If you want x numbers that sum to y
Sample uniformly x-1 random numbers from the range 1 to x+y-1 without replacement
Sort them
Add a zero at the beginning & x+y at the end
difference them & subtract 1 from each value
If you want to scale them as I do, then divide by y
It took me a while to realise why this works when the original approach didn't and it come down to the probability of getting a zero weight (as highlighted by Floris in his answer). To get a zero weight in the original version for all but the 1st or last weights your random numbers had to have 2 values the same but for the 1st & last ones then a random number of zero or the maximum number would result in a zero weight which is more likely.
In the revised algorithm, zero & the maximum number are not in the set of random choices & a zero weight occurs only if you select two consecutive numbers which is equally likely for every position.

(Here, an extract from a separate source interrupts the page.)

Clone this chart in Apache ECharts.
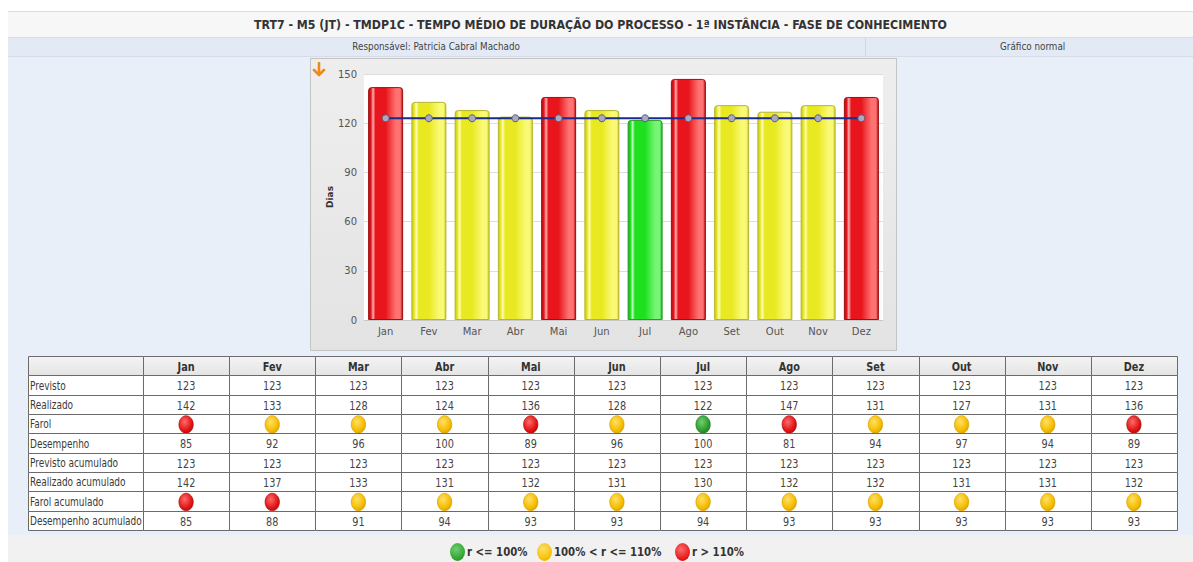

I coded it up in Matlab as follows
function weights = unbiased_monkey_weights(num_simulations,num_stocks,min_increment)
scaling=1/min_increment;
sample=NaN(num_simulations,num_stocks-1);
for i=1:num_simulations
allcomb=randperm(scaling+num_stocks-1);
sample(i,:)=allcomb(1:num_stocks-1);
end
temp = [zeros(num_simulations,1),sort(sample,2),ones(num_simulations,1)*(scaling+num_stocks)];
weights = (diff(temp,[],2)-1)/scaling;
end
Obviously the loop is a bit clunky and as I'm using the 2009 version the randperm function only allows you to generate permutations of the whole set, however despite this I can run 10,000 simulations for 1,000 numbers in 5 seconds on my clunky laptop which is fast enough.
The mean weights are now correct & as a quick test I replicated woodchips generating 3 numbers that sum to 1 with the minimum increment being 0.01% & it also look right
Thank you all for your help and I hope this solution is useful to somebody else in the future
The simple answer is to use the schemes that work well with NO minimum increment, then transform the problem. As always, be careful. Some methods do NOT yield uniform sets of numbers.
Thus, suppose I want 11 numbers that sum to 100, with a constraint of a minimum increment of 5. I would first find 11 numbers that sum to 45, with no lower bound on the samples (other than zero.) I could use a tool from the file exchange for this. Simplest is to simply sample 10 numbers in the interval [0,45]. Sort them, then find the differences.
X = diff([0,sort(rand(1,10)),1]*45);
The vector X is a sample of numbers that sums to 45. But the vector Y sums to 100, with a minimum value of 5.
Y = X + 5;
Of course, this is trivially vectorized if you wish to find multiple sets of numbers with the given constraint.